Monday, July 23, 2007

The Fan

After my introduction to baseball in Korea I've been watching it regularly on TV, although I'm still learning the intricacies of the game so I'm not sure I can be defined as a fan yet. Still, on the way back home from an afternoon out on Saturday, we stopped to watch outside an LG clothes store as Lotte Giants were tied 3-3 in the 9th innings against SK Wyverns. Normally these monitors just show adverts, but some of the staff had gathered outside to watch - to be honest it wasn't as though they were doing a lot of business selling casual wear at seven in the evening. I'm told that Lotte's record against SK is woeful and that a victory for Lotte would be a rare event, so there was a real sense of tension out there on the street as a progressively larger crowd gathered.
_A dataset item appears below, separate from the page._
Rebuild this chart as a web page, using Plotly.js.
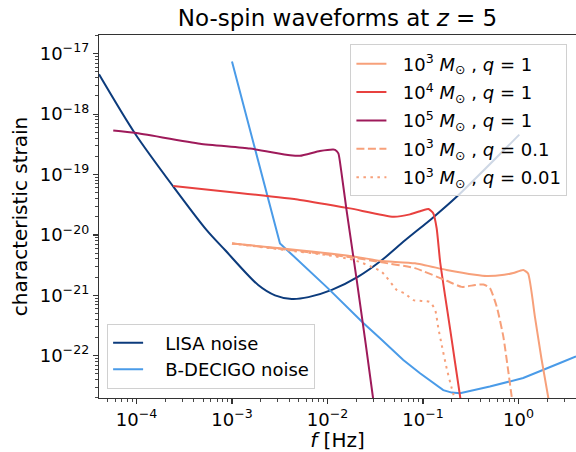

Lotte and SK had actually played the night before, and would play again on Sunday evening in addition to Saturday. I can't quite get my head around why they would play three games against each other one day after another, but apparently doing things this way cuts down on travelling, which is logical though no less stranger for it. In the UK football teams regularly criss-cross the country on their way to and from matches, and they tend to head home immediately afterwards as a rule. Friday's game had been the more usual one-sided affair, and ESPN tried to hold the TV audience's attention with coverage of a woman dressed in a boob tube, jumping up and down in a sparsely occupied stand, presumably with the intention of encouraging the local team. Apparently oblivious to the sudden celebrity her gravity-defying antics were creating, this being Korea one of her friends eventually called to let her know she was now officially more interesting than the game going on below her. She stopped and Lotte lost.

Saturday's game didn't appear to be any better attended from the TV pictures, but this proved deceptive. A friend of ours had actually gone to the game and later informed us that not only was there a good turnout, but that fighting broke out between SK and Lotte fans and bottles had been hurled between the two groups - which may explain the sparsity of crowd shots in the coverage - sex yes, violence no (although bull-fighting may be OK). Apparently the fighting may have started when the Lotte fans started chanting to their rivals that they should 'go back to making ladies underwear' - before SK was yet another large Korean conglomerate, it made its money from oil, and before that, the aforementioned female undergarments. Corporate-back baseball rivalries bring up such interesting situations - does any die-hard SK fan ever shop at Lotte Mart or buy Samsung products?

When I'd watched Lotte play the Samsung Lions, everyone seemed good natured despite the considerable quantities of alcohol being consumed, and I had assumed this was normal here and that Korea didn't suffer from the kind of violence we get regularly at football matches in the UK. I don't know why I should think that the bad temper that is regularly on display in the streets these days (there was another altercation between a cyclist and motorist yesterday next to our apartment which required a police presence) should not extend to baseball stadiums - clearly it does. Another happy illusion about my newly enforced home is shattered.


Lotte eventually beat SK on Saturday, but normal service was resumed the next day and the home team were once again, soundly thrashed.